WHAT THIS TASK INVOLVES: All of the data should be output character for character, except the pictures.

DATASET EXCERPT:
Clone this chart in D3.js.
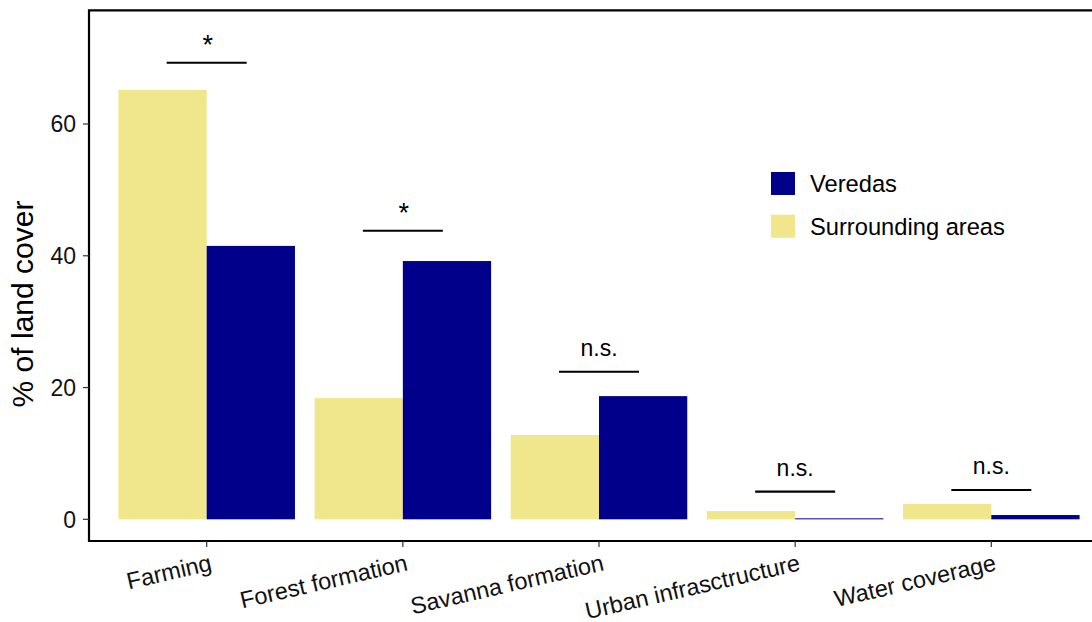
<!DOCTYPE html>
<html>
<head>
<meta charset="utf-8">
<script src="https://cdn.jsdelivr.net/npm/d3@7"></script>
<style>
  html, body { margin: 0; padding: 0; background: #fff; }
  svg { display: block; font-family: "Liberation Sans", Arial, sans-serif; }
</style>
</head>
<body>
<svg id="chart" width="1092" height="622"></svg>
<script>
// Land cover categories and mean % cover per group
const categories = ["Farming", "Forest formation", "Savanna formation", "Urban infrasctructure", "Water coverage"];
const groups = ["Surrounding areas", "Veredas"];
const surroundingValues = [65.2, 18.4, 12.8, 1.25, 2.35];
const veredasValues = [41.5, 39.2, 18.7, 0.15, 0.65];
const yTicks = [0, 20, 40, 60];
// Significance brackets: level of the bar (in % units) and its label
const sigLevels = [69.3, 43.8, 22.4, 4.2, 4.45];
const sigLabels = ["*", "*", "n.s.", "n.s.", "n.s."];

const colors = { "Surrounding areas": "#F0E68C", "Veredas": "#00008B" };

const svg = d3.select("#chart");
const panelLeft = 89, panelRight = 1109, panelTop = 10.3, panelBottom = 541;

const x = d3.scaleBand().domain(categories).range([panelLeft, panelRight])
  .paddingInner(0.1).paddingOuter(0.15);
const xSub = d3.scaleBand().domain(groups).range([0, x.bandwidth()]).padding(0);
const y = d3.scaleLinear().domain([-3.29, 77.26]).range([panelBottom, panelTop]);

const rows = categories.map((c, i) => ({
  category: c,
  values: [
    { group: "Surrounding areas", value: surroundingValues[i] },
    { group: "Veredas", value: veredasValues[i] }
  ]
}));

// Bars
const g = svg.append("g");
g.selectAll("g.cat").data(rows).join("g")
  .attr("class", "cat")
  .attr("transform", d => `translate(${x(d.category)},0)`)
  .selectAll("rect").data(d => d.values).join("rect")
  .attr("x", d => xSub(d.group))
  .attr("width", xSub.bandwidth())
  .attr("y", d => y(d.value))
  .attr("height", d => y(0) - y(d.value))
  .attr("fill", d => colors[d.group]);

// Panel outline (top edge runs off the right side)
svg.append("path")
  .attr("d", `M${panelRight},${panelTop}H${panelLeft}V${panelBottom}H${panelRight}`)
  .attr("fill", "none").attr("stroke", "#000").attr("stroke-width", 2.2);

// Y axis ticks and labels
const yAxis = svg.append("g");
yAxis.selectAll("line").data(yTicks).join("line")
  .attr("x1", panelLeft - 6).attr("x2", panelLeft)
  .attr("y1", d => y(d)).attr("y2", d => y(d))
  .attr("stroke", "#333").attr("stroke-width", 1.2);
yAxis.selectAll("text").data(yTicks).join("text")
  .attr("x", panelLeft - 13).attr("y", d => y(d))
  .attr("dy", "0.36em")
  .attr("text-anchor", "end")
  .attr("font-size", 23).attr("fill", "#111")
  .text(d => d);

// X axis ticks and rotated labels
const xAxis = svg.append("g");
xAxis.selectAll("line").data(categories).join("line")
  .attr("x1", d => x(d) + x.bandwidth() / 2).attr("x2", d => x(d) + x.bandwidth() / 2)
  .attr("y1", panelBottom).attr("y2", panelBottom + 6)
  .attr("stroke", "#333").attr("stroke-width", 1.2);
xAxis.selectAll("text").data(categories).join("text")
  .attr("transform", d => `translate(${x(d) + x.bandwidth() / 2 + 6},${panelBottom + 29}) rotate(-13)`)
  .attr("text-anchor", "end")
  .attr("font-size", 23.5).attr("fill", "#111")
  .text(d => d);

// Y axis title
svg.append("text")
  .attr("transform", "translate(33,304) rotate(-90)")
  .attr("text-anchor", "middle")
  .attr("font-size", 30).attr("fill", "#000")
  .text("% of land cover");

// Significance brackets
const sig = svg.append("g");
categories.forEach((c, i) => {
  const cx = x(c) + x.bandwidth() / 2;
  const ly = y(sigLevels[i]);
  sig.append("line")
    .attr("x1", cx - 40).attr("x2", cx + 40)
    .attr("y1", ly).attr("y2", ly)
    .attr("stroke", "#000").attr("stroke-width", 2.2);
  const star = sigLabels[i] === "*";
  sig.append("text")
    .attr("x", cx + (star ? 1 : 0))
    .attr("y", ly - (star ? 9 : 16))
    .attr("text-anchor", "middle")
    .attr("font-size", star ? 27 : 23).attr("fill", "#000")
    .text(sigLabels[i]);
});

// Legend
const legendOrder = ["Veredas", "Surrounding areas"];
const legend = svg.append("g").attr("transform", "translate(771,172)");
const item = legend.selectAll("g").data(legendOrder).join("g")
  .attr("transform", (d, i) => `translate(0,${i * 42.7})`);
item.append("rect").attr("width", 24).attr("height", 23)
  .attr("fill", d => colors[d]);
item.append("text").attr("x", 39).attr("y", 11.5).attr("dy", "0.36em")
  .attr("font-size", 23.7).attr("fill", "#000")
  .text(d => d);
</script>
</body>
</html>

ANSWER TO THE PROBLEM:
Clone this chart in D3.js.
<!DOCTYPE html>
<html>
<head>
<meta charset="utf-8">
<script src="https://cdn.jsdelivr.net/npm/d3@7"></script>
<style>
  html, body { margin: 0; padding: 0; background: #fff; }
  svg { display: block; font-family: "Liberation Sans", Arial, sans-serif; }
</style>
</head>
<body>
<svg id="chart" width="1092" height="622"></svg>
<script>
// Land cover categories and mean % cover per group
const categories = ["Farming", "Forest formation", "Savanna formation", "Urban infrasctructure", "Water coverage"];
const groups = ["Surrounding areas", "Veredas"];
const surroundingValues = [65.2, 18.4, 12.8, 1.25, 2.35];
const veredasValues = [41.5, 39.2, 18.7, 0.15, 0.65];
const yTicks = [0, 20, 40, 60];
// Significance brackets: level of the bar (in % units) and its label
const sigLevels = [69.3, 43.8, 22.4, 4.2, 4.45];
const sigLabels = ["*", "*", "n.s.", "n.s.", "n.s."];

const colors = { "Surrounding areas": "#F0E68C", "Veredas": "#00008B" };

const svg = d3.select("#chart");
const panelLeft = 89, panelRight = 1109, panelTop = 10.3, panelBottom = 541;

const x = d3.scaleBand().domain(categories).range([panelLeft, panelRight])
  .paddingInner(0.1).paddingOuter(0.15);
const xSub = d3.scaleBand().domain(groups).range([0, x.bandwidth()]).padding(0);
const y = d3.scaleLinear().domain([-3.29, 77.26]).range([panelBottom, panelTop]);

const rows = categories.map((c, i) => ({
  category: c,
  values: [
    { group: "Surrounding areas", value: surroundingValues[i] },
    { group: "Veredas", value: veredasValues[i] }
  ]
}));

// Bars
const g = svg.append("g");
g.selectAll("g.cat").data(rows).join("g")
  .attr("class", "cat")
  .attr("transform", d => `translate(${x(d.category)},0)`)
  .selectAll("rect").data(d => d.values).join("rect")
  .attr("x", d => xSub(d.group))
  .attr("width", xSub.bandwidth())
  .attr("y", d => y(d.value))
  .attr("height", d => y(0) - y(d.value))
  .attr("fill", d => colors[d.group]);

// Panel outline (top edge runs off the right side)
svg.append("path")
  .attr("d", `M${panelRight},${panelTop}H${panelLeft}V${panelBottom}H${panelRight}`)
  .attr("fill", "none").attr("stroke", "#000").attr("stroke-width", 2.2);

// Y axis ticks and labels
const yAxis = svg.append("g");
yAxis.selectAll("line").data(yTicks).join("line")
  .attr("x1", panelLeft - 6).attr("x2", panelLeft)
  .attr("y1", d => y(d)).attr("y2", d => y(d))
  .attr("stroke", "#333").attr("stroke-width", 1.2);
yAxis.selectAll("text").data(yTicks).join("text")
  .attr("x", panelLeft - 13).attr("y", d => y(d))
  .attr("dy", "0.36em")
  .attr("text-anchor", "end")
  .attr("font-size", 23).attr("fill", "#111")
  .text(d => d);

// X axis ticks and rotated labels
const xAxis = svg.append("g");
xAxis.selectAll("line").data(categories).join("line")
  .attr("x1", d => x(d) + x.bandwidth() / 2).attr("x2", d => x(d) + x.bandwidth() / 2)
  .attr("y1", panelBottom).attr("y2", panelBottom + 6)
  .attr("stroke", "#333").attr("stroke-width", 1.2);
xAxis.selectAll("text").data(categories).join("text")
  .attr("transform", d => `translate(${x(d) + x.bandwidth() / 2 + 6},${panelBottom + 29}) rotate(-13)`)
  .attr("text-anchor", "end")
  .attr("font-size", 23.5).attr("fill", "#111")
  .text(d => d);

// Y axis title
svg.append("text")
  .attr("transform", "translate(33,304) rotate(-90)")
  .attr("text-anchor", "middle")
  .attr("font-size", 30).attr("fill", "#000")
  .text("% of land cover");

// Significance brackets
const sig = svg.append("g");
categories.forEach((c, i) => {
  const cx = x(c) + x.bandwidth() / 2;
  const ly = y(sigLevels[i]);
  sig.append("line")
    .attr("x1", cx - 40).attr("x2", cx + 40)
    .attr("y1", ly).attr("y2", ly)
    .attr("stroke", "#000").attr("stroke-width", 2.2);
  const star = sigLabels[i] === "*";
  sig.append("text")
    .attr("x", cx + (star ? 1 : 0))
    .attr("y", ly - (star ? 9 : 16))
    .attr("text-anchor", "middle")
    .attr("font-size", star ? 27 : 23).attr("fill", "#000")
    .text(sigLabels[i]);
});

// Legend
const legendOrder = ["Veredas", "Surrounding areas"];
const legend = svg.append("g").attr("transform", "translate(771,172)");
const item = legend.selectAll("g").data(legendOrder).join("g")
  .attr("transform", (d, i) => `translate(0,${i * 42.7})`);
item.append("rect").attr("width", 24).attr("height", 23)
  .attr("fill", d => colors[d]);
item.append("text").attr("x", 39).attr("y", 11.5).attr("dy", "0.36em")
  .attr("font-size", 23.7).attr("fill", "#000")
  .text(d => d);
</script>
</body>
</html>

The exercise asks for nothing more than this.